Directions
Your task is to print exactly the lines from the line that contains "Output the Python" through the line that contains "last_week = 263", with pictures left out.

━━━━━ Record extracts

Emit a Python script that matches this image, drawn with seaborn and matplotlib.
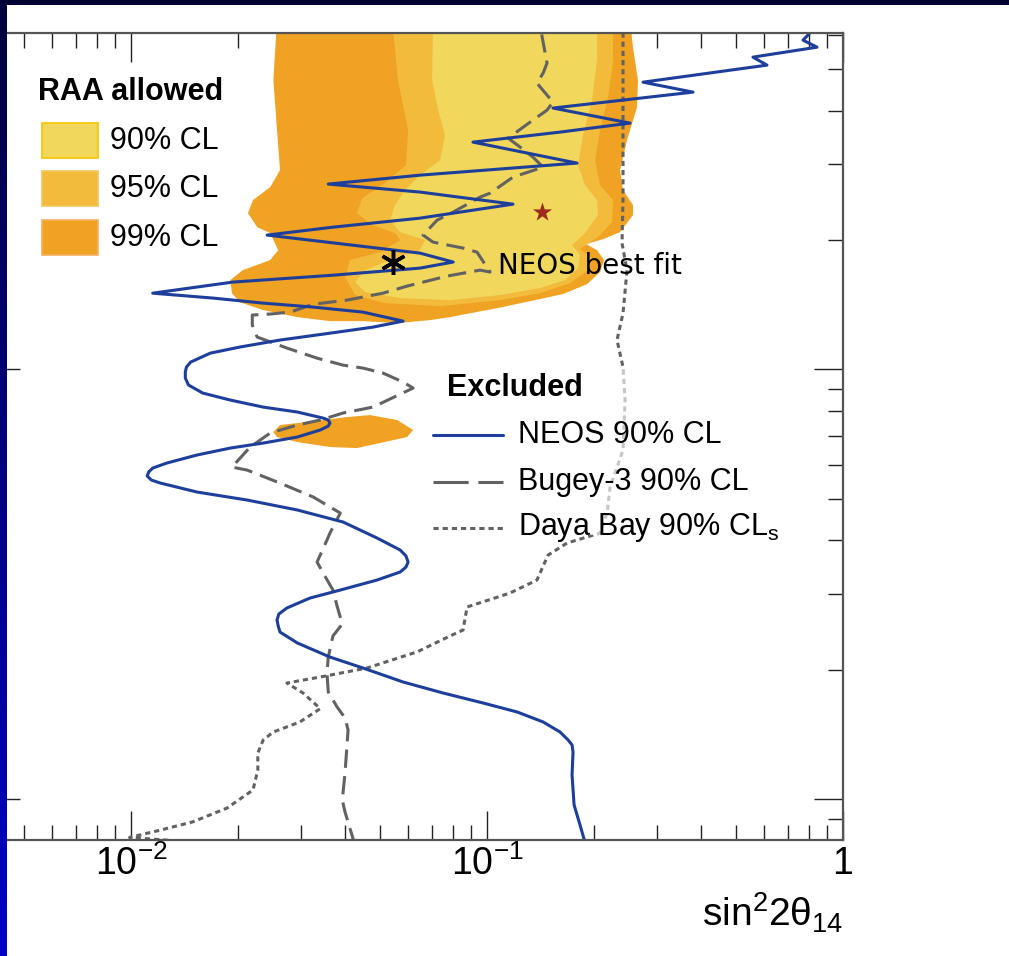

━━━━━━━━━━
━━━━━ Record extracts

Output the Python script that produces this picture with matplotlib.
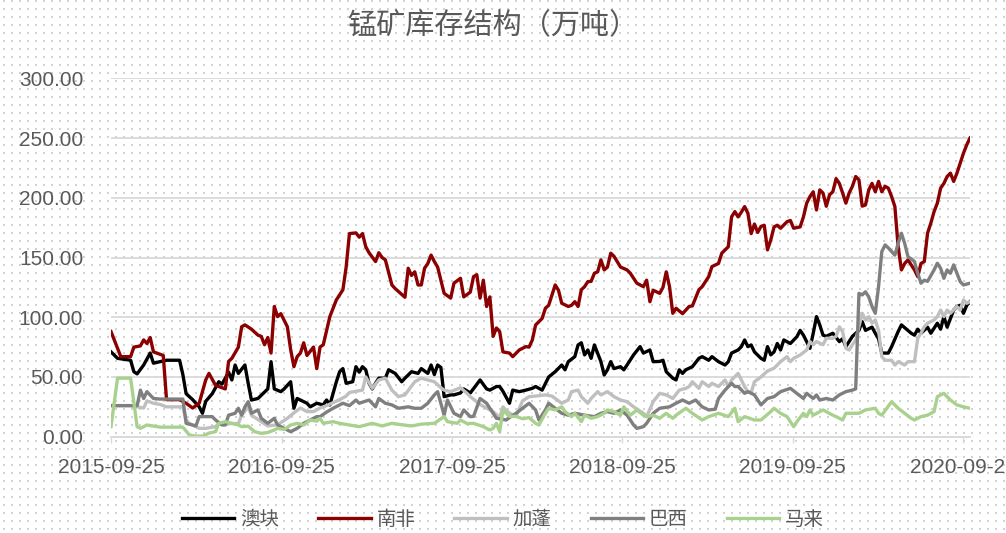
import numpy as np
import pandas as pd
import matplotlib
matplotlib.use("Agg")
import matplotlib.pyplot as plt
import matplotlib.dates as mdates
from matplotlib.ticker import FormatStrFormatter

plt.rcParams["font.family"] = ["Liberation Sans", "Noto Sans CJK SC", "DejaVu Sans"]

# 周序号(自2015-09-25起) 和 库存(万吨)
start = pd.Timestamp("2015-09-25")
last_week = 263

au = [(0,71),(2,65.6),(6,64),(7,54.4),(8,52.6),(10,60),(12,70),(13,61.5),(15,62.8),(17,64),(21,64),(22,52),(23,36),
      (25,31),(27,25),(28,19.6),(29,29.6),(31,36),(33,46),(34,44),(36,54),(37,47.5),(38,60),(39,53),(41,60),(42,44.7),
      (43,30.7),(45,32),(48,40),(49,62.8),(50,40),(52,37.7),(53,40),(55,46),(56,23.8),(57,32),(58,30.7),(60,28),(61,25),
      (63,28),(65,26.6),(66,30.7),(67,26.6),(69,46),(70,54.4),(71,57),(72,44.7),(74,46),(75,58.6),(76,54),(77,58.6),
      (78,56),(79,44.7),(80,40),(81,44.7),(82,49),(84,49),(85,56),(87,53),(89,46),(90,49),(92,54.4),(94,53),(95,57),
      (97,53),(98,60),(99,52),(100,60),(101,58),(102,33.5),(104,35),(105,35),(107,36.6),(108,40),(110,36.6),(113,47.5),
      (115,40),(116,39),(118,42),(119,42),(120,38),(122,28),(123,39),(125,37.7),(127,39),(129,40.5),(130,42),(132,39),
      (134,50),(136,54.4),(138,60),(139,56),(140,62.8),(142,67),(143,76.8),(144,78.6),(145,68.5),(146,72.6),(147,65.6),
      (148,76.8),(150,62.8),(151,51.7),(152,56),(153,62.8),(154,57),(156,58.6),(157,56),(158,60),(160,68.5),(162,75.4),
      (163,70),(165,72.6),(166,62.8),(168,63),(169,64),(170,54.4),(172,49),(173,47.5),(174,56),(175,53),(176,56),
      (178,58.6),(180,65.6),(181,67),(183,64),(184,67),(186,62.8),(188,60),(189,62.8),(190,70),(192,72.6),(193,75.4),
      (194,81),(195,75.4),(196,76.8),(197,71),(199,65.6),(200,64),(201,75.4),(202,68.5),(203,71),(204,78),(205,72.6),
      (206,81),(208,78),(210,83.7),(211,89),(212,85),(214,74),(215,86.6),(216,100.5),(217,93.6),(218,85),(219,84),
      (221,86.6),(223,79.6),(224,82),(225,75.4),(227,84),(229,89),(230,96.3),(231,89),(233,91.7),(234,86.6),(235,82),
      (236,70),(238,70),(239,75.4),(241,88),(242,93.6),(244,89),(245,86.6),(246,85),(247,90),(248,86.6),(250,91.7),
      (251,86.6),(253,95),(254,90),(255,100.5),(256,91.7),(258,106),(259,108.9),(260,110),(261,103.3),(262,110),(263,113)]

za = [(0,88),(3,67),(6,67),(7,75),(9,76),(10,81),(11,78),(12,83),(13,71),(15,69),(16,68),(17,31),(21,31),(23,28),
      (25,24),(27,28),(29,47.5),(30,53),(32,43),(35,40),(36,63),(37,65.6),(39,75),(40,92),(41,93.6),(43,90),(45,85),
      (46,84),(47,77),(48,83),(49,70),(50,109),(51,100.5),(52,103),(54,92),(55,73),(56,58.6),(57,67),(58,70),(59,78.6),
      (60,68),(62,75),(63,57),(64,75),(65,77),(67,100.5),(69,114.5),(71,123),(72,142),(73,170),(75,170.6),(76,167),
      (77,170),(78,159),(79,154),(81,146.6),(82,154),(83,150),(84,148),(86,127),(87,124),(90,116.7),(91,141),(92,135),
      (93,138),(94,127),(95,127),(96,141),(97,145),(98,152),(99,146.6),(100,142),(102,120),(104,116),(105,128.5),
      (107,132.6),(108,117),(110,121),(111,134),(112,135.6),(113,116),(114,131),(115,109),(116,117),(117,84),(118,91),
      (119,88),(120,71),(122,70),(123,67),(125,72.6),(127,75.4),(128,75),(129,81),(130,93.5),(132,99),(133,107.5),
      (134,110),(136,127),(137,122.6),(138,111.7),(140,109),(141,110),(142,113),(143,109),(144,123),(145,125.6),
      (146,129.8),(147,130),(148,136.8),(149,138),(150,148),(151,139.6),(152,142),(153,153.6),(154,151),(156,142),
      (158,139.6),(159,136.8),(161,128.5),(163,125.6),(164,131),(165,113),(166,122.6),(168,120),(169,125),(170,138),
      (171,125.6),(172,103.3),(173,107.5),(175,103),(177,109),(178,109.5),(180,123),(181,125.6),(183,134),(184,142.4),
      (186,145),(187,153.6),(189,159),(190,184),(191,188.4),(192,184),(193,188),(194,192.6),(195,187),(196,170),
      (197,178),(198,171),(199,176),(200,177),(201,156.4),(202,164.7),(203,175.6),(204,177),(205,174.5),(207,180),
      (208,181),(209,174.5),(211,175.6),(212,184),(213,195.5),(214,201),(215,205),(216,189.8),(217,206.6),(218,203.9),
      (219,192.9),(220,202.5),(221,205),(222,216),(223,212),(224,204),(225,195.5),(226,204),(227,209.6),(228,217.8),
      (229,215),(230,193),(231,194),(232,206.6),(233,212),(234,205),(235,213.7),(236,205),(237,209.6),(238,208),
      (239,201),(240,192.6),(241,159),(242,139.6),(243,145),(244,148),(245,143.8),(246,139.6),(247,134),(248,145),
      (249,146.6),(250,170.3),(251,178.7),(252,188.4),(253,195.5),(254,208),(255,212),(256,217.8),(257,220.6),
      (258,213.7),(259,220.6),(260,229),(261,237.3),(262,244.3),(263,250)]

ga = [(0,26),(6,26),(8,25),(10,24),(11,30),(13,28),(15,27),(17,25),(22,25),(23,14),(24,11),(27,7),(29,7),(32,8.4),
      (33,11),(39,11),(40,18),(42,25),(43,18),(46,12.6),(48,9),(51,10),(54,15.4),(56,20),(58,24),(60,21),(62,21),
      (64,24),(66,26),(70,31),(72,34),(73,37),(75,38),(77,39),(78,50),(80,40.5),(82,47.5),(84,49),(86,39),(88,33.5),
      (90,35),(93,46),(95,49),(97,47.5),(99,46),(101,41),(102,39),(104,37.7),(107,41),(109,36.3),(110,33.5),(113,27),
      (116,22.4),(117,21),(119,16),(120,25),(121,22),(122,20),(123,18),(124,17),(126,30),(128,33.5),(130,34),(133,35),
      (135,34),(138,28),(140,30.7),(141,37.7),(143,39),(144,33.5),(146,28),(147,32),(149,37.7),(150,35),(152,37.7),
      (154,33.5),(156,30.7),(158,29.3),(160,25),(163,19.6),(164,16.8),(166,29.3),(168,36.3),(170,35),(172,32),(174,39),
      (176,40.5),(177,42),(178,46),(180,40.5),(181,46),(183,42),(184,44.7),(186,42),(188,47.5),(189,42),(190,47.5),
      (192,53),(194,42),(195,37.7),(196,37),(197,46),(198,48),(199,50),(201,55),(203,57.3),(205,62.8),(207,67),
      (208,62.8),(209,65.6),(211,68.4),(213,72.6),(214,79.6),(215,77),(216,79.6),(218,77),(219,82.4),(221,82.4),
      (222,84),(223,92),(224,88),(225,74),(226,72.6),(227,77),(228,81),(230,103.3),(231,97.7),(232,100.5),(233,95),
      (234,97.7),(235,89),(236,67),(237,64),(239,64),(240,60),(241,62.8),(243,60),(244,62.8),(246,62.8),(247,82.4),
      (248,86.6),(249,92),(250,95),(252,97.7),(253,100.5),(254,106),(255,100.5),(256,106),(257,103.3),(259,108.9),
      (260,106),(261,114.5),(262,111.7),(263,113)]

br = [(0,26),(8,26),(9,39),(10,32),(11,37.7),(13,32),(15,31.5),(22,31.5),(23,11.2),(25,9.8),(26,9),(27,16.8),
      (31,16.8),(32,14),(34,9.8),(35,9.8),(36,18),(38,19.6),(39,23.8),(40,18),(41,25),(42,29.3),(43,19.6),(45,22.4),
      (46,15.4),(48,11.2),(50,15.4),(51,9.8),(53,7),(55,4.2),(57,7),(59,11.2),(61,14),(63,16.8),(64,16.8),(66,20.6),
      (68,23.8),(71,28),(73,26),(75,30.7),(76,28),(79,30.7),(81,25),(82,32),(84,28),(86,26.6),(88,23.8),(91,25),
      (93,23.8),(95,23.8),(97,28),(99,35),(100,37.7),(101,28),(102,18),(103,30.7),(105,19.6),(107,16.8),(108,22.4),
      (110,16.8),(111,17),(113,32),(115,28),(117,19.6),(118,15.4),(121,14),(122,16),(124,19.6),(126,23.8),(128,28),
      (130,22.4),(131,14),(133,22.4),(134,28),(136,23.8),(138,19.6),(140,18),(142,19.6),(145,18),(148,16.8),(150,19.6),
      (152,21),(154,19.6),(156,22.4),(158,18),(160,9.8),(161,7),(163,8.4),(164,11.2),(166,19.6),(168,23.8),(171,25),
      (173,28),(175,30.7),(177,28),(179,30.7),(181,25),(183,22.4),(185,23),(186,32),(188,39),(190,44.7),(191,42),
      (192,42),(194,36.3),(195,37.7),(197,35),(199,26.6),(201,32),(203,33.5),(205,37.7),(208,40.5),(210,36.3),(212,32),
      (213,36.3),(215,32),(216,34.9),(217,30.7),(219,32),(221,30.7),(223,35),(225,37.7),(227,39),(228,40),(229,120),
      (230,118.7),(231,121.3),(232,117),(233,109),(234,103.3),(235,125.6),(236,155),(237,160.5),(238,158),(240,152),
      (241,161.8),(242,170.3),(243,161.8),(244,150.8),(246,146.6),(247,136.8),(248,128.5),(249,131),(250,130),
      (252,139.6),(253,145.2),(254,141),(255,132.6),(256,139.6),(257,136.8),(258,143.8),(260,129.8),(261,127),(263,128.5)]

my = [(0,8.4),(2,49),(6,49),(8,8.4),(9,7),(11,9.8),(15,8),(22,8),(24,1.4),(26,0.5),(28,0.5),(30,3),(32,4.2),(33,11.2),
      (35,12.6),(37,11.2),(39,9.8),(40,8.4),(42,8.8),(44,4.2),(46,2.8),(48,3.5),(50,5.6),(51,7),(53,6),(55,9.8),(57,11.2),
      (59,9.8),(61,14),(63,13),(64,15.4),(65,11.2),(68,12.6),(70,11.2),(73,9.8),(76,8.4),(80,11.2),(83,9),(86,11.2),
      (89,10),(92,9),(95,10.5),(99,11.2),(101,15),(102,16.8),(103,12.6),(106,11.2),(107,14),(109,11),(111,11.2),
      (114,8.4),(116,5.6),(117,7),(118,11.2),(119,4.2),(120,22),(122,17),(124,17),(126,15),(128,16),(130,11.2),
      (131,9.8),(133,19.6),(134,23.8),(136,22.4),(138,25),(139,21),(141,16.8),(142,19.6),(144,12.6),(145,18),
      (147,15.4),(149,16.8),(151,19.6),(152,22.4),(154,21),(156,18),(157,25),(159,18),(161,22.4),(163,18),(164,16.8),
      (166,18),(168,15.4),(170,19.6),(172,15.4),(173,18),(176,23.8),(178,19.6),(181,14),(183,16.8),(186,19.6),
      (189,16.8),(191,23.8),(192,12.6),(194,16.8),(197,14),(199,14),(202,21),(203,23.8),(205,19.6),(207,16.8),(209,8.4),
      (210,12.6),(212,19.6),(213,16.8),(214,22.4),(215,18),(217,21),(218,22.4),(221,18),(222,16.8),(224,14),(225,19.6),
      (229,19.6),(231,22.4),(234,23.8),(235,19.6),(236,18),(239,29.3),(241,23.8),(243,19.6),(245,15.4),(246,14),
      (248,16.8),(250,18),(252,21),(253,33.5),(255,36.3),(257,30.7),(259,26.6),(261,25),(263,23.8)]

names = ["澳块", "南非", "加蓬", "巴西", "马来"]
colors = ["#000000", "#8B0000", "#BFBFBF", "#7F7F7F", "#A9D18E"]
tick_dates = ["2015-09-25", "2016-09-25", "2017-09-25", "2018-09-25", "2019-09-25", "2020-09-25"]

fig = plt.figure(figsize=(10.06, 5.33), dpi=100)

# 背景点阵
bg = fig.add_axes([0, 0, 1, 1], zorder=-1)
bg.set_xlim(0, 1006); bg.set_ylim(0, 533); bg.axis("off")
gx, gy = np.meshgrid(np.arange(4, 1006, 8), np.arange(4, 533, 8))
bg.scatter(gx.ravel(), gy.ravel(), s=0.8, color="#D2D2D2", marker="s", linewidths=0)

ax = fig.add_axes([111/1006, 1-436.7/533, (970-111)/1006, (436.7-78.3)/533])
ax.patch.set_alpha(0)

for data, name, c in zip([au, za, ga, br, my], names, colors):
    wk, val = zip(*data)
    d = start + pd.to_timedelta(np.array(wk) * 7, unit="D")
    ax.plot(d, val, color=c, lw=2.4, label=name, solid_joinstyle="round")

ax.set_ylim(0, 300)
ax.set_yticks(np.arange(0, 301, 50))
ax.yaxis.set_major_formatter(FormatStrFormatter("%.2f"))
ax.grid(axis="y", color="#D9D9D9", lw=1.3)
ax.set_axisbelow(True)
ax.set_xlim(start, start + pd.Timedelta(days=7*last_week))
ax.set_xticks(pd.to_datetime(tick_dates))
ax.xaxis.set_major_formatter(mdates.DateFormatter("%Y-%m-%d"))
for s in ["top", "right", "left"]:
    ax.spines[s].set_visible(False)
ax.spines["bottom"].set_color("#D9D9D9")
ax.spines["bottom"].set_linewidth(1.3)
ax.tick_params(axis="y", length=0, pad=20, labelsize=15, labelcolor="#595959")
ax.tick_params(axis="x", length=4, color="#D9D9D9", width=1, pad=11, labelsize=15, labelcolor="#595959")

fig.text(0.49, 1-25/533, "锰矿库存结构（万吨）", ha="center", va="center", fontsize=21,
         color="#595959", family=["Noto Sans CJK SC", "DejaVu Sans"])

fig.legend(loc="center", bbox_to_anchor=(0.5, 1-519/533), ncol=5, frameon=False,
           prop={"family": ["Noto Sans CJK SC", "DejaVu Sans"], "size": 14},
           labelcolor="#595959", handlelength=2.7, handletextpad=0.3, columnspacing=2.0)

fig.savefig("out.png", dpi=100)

━━━━━━━━━━

Full output
Output the Python script that produces this picture with matplotlib.
import numpy as np
import pandas as pd
import matplotlib
matplotlib.use("Agg")
import matplotlib.pyplot as plt
import matplotlib.dates as mdates
from matplotlib.ticker import FormatStrFormatter

plt.rcParams["font.family"] = ["Liberation Sans", "Noto Sans CJK SC", "DejaVu Sans"]

# 周序号(自2015-09-25起) 和 库存(万吨)
start = pd.Timestamp("2015-09-25")
last_week = 263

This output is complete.